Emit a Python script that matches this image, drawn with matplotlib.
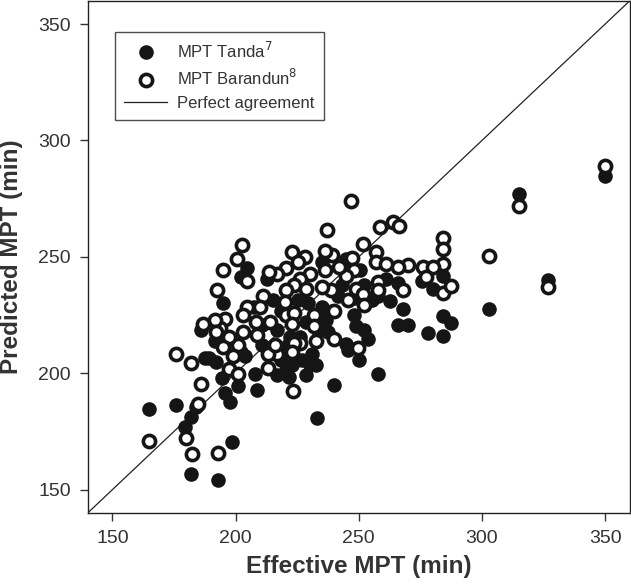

○ ○ ○ ○

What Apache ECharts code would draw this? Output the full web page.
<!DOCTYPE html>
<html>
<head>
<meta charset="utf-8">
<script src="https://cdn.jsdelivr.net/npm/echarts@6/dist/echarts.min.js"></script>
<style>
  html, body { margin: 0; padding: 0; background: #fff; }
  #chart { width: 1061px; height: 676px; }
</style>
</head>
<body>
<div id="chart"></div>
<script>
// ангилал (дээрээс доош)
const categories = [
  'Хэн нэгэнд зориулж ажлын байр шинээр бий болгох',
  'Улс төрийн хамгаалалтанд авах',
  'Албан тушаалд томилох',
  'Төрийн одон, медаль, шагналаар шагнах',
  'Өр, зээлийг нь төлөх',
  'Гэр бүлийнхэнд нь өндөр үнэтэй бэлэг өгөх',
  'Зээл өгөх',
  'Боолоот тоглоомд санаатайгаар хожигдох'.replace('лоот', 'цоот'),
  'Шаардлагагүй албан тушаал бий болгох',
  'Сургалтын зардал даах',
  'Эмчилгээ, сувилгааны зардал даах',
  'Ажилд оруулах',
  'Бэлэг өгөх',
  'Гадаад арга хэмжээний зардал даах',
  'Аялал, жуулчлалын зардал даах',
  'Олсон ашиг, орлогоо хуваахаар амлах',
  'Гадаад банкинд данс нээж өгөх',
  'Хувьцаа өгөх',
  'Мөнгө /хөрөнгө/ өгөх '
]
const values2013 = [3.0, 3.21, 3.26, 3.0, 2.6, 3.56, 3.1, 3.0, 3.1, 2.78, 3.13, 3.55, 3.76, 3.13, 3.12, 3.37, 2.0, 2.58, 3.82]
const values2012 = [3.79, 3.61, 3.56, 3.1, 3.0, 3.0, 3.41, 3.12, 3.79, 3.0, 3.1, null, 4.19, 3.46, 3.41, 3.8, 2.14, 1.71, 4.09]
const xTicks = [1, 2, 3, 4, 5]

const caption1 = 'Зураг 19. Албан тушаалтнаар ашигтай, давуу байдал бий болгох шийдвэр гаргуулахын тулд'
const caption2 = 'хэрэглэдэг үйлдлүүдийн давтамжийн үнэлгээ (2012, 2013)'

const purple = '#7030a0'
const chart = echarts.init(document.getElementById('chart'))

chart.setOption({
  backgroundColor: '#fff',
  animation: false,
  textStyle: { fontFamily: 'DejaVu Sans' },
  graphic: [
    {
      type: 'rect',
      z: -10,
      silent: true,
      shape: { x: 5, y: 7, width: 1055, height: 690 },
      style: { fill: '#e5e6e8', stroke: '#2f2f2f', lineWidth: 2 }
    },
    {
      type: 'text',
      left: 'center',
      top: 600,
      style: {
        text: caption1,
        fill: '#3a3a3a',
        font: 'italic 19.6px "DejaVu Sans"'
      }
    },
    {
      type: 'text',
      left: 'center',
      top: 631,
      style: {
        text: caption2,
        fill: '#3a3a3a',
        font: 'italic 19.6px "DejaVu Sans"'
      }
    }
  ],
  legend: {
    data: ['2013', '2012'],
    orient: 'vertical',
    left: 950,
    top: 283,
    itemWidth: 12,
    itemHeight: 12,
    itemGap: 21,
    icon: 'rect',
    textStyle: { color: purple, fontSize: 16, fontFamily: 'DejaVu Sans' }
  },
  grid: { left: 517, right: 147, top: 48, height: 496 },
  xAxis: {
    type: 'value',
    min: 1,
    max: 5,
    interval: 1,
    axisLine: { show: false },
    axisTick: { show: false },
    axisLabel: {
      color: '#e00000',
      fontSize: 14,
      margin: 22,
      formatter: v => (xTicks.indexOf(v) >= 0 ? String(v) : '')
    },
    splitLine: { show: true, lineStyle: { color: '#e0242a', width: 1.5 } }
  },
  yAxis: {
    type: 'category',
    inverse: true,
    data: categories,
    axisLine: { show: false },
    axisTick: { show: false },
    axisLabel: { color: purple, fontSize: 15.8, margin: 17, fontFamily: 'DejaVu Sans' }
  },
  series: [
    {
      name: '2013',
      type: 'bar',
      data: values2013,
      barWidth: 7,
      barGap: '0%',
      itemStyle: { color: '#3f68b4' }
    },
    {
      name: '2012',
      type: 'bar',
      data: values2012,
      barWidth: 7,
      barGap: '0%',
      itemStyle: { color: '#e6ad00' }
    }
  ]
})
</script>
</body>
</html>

○ ○ ○ ○

*DESCRIPTION OF THE TASK:* Output exactly those lines that lie from the line with "What Apache ECharts" through the line with "const chart = echarts.init(document.getElementById('chart'))", with both of those lines included.

*EXERCISE SOLUTION:*
What Apache ECharts code would draw this? Output the full web page.
<!DOCTYPE html>
<html>
<head>
<meta charset="utf-8">
<script src="https://cdn.jsdelivr.net/npm/echarts@6/dist/echarts.min.js"></script>
<style>
  html, body { margin: 0; padding: 0; background: #fff; }
  #chart { width: 1061px; height: 676px; }
</style>
</head>
<body>
<div id="chart"></div>
<script>
// ангилал (дээрээс доош)
const categories = [
  'Хэн нэгэнд зориулж ажлын байр шинээр бий болгох',
  'Улс төрийн хамгаалалтанд авах',
  'Албан тушаалд томилох',
  'Төрийн одон, медаль, шагналаар шагнах',
  'Өр, зээлийг нь төлөх',
  'Гэр бүлийнхэнд нь өндөр үнэтэй бэлэг өгөх',
  'Зээл өгөх',
  'Боолоот тоглоомд санаатайгаар хожигдох'.replace('лоот', 'цоот'),
  'Шаардлагагүй албан тушаал бий болгох',
  'Сургалтын зардал даах',
  'Эмчилгээ, сувилгааны зардал даах',
  'Ажилд оруулах',
  'Бэлэг өгөх',
  'Гадаад арга хэмжээний зардал даах',
  'Аялал, жуулчлалын зардал даах',
  'Олсон ашиг, орлогоо хуваахаар амлах',
  'Гадаад банкинд данс нээж өгөх',
  'Хувьцаа өгөх',
  'Мөнгө /хөрөнгө/ өгөх '
]
const values2013 = [3.0, 3.21, 3.26, 3.0, 2.6, 3.56, 3.1, 3.0, 3.1, 2.78, 3.13, 3.55, 3.76, 3.13, 3.12, 3.37, 2.0, 2.58, 3.82]
const values2012 = [3.79, 3.61, 3.56, 3.1, 3.0, 3.0, 3.41, 3.12, 3.79, 3.0, 3.1, null, 4.19, 3.46, 3.41, 3.8, 2.14, 1.71, 4.09]
const xTicks = [1, 2, 3, 4, 5]

const caption1 = 'Зураг 19. Албан тушаалтнаар ашигтай, давуу байдал бий болгох шийдвэр гаргуулахын тулд'
const caption2 = 'хэрэглэдэг үйлдлүүдийн давтамжийн үнэлгээ (2012, 2013)'

const purple = '#7030a0'
const chart = echarts.init(document.getElementById('chart'))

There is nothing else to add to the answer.